REQUIRED TASK>
Don't include pictures. Quote the lines below from the first through the line that contains "(u1s) -- (u1e);".

DATA EXTRACT>
╭──

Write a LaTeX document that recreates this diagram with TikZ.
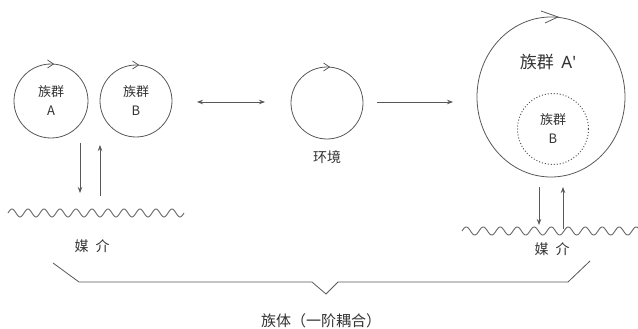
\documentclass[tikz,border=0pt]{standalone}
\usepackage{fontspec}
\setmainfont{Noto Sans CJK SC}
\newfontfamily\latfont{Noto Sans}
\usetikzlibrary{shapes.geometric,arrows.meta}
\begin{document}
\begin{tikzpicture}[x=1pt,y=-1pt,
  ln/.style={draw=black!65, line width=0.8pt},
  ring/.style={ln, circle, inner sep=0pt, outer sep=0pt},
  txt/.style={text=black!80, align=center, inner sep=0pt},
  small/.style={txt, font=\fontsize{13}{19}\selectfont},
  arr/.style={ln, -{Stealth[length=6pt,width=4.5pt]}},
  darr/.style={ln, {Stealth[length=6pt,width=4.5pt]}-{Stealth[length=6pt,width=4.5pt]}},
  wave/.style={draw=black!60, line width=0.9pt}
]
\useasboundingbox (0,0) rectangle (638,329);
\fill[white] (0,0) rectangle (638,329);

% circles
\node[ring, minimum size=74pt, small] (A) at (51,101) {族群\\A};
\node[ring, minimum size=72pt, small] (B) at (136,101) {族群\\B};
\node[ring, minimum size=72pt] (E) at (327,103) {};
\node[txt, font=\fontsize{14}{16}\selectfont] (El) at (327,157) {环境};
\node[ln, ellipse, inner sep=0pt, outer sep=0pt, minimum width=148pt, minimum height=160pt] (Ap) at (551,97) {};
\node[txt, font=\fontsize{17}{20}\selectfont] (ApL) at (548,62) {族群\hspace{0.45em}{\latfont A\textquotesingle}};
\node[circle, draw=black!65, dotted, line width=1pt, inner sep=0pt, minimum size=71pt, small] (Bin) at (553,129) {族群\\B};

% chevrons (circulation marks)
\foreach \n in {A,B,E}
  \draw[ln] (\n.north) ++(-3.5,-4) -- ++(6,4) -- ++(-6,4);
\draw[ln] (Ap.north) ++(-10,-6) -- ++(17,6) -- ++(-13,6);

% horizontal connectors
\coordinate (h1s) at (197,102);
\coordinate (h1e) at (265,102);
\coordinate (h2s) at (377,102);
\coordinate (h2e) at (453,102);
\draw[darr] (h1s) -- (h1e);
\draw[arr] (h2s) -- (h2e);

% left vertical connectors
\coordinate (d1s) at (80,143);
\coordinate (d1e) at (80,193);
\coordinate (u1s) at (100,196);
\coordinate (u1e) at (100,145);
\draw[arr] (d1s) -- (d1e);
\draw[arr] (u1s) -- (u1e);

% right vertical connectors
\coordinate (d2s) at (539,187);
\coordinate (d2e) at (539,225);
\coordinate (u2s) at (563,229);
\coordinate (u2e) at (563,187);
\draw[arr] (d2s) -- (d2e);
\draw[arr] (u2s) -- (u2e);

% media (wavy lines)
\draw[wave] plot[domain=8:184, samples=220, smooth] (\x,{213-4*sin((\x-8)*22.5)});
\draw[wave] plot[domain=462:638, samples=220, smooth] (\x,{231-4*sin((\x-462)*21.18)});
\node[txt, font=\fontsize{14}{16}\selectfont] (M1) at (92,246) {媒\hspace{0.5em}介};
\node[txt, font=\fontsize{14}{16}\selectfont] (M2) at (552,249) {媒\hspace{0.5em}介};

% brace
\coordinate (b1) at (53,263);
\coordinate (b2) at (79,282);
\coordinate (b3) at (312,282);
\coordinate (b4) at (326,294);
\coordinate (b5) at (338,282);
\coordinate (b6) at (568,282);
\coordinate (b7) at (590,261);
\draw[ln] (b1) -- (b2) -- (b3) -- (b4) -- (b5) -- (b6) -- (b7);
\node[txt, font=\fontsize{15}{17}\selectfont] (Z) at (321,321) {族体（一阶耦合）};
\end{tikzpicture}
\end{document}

╰──

FINISHED TASK>
Write a LaTeX document that recreates this diagram with TikZ.
\documentclass[tikz,border=0pt]{standalone}
\usepackage{fontspec}
\setmainfont{Noto Sans CJK SC}
\newfontfamily\latfont{Noto Sans}
\usetikzlibrary{shapes.geometric,arrows.meta}
\begin{document}
\begin{tikzpicture}[x=1pt,y=-1pt,
  ln/.style={draw=black!65, line width=0.8pt},
  ring/.style={ln, circle, inner sep=0pt, outer sep=0pt},
  txt/.style={text=black!80, align=center, inner sep=0pt},
  small/.style={txt, font=\fontsize{13}{19}\selectfont},
  arr/.style={ln, -{Stealth[length=6pt,width=4.5pt]}},
  darr/.style={ln, {Stealth[length=6pt,width=4.5pt]}-{Stealth[length=6pt,width=4.5pt]}},
  wave/.style={draw=black!60, line width=0.9pt}
]
\useasboundingbox (0,0) rectangle (638,329);
\fill[white] (0,0) rectangle (638,329);

% circles
\node[ring, minimum size=74pt, small] (A) at (51,101) {族群\\A};
\node[ring, minimum size=72pt, small] (B) at (136,101) {族群\\B};
\node[ring, minimum size=72pt] (E) at (327,103) {};
\node[txt, font=\fontsize{14}{16}\selectfont] (El) at (327,157) {环境};
\node[ln, ellipse, inner sep=0pt, outer sep=0pt, minimum width=148pt, minimum height=160pt] (Ap) at (551,97) {};
\node[txt, font=\fontsize{17}{20}\selectfont] (ApL) at (548,62) {族群\hspace{0.45em}{\latfont A\textquotesingle}};
\node[circle, draw=black!65, dotted, line width=1pt, inner sep=0pt, minimum size=71pt, small] (Bin) at (553,129) {族群\\B};

% chevrons (circulation marks)
\foreach \n in {A,B,E}
  \draw[ln] (\n.north) ++(-3.5,-4) -- ++(6,4) -- ++(-6,4);
\draw[ln] (Ap.north) ++(-10,-6) -- ++(17,6) -- ++(-13,6);

% horizontal connectors
\coordinate (h1s) at (197,102);
\coordinate (h1e) at (265,102);
\coordinate (h2s) at (377,102);
\coordinate (h2e) at (453,102);
\draw[darr] (h1s) -- (h1e);
\draw[arr] (h2s) -- (h2e);

% left vertical connectors
\coordinate (d1s) at (80,143);
\coordinate (d1e) at (80,193);
\coordinate (u1s) at (100,196);
\coordinate (u1e) at (100,145);
\draw[arr] (d1s) -- (d1e);
\draw[arr] (u1s) -- (u1e);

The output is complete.